Lively cross-cultural innovation from a trans-Tasman couple.

WHY CHOOSE THIS RESTAURANT?

Owners Thom Millott and Natasha (Tashie) Piper envisage Amok as part restaurant/part wine bar, but for now it’s being led by the food, which is undoubtedly exciting.

ABOUT THE FOOD

While it’s not exactly fusion run amok, the style is so wildly eclectic as to defy easy categorisation. Perhaps you could call it Womad fare: Māori-Italian as in kina and lardo toast; East-West as in XO clams and gnocchi. There’s a touch of cheekiness, too, with dish titles like Fusilli and Fungi and Party ’n Bullshit in which Garage Project’s beer, Party ’n Bullshit, is mixed into a highly original sauce of caramelised yeast, sweetish but sharpened with lemon juice, which thankfully reveals no bitter aftertaste from the hops. It magnificently complements grey oyster mushrooms mixed through delightfully untidy, curly rags of house-made pasta. Begin with the witlof and walnut whip (a soft dip served with witlof leaves) then barbecued duck breast, that while correctly rendered of most of its fattiness, nevertheless remains distinctly so – and as such, finds a perfect foil in the cleansing acidity of thin, crunchy slices of fermented plum.

ABOUT THE CHEF

Thom had been cooking at Poly in Sydney’s Surry Hills, as a protégé of celebrity chef Mat Lindsay, named Chef of the Year by his peers at the Gourmet Traveller Restaurant Awards in 2017. Thom is determined to shed the overt influences (the first version of his walnut whip, with tamari, he dismissed as “too Poly”), but Lindsay’s cross-cultural approach inevitably shows. Where the cooking at Poly is done over a wood fire, Thom has chosen to use charcoal,  the flavour of which comes through assertively in eggplant, tahini and salsa verde – yet another example of Amok’s unexpected yet harmonious fusion.

ABOUT THE TEAM

New Zealand-born Tashie, (ex-Wellington’s Havana Bar), has hired her front-of-house staff wisely and well and they pepper informed suggestions with friendly chat.
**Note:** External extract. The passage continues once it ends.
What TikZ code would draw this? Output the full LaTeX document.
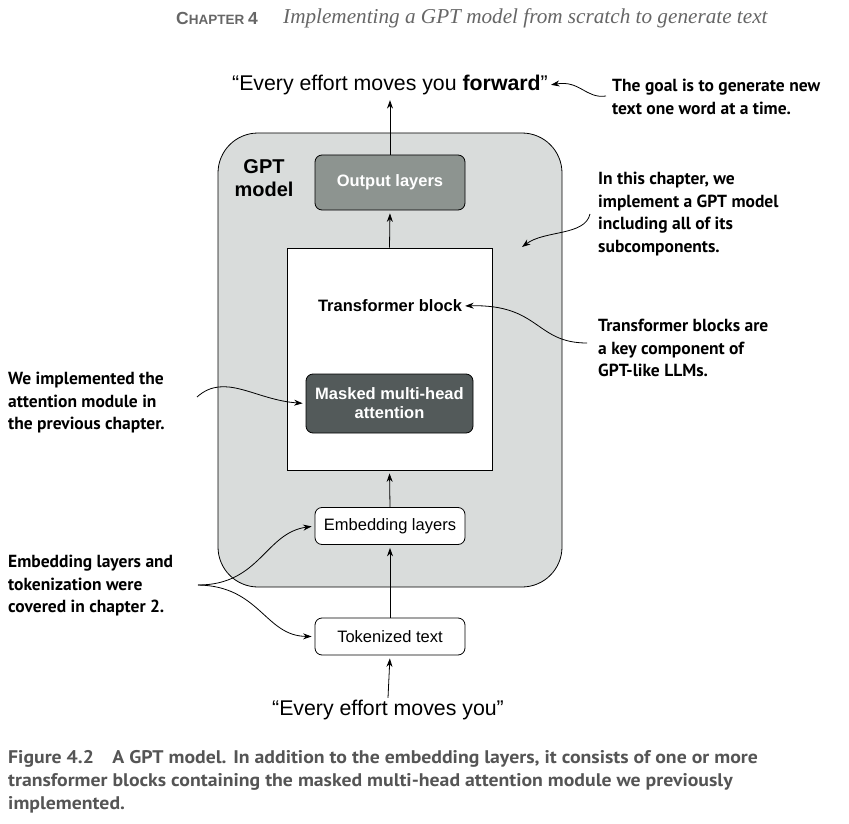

Tashie explains her trans-Tasman wine list as a way of helping out the Australian winegrowers who were badly affected by last year’s bush fires.

OF NOTE

The aura of cheekiness extends to the wine list, with Block Party 2020 from Garage Project: it challenges the rules by mixing red grapes with aromatic whites and is refreshing on a hot summer’s evening, especially served chilled.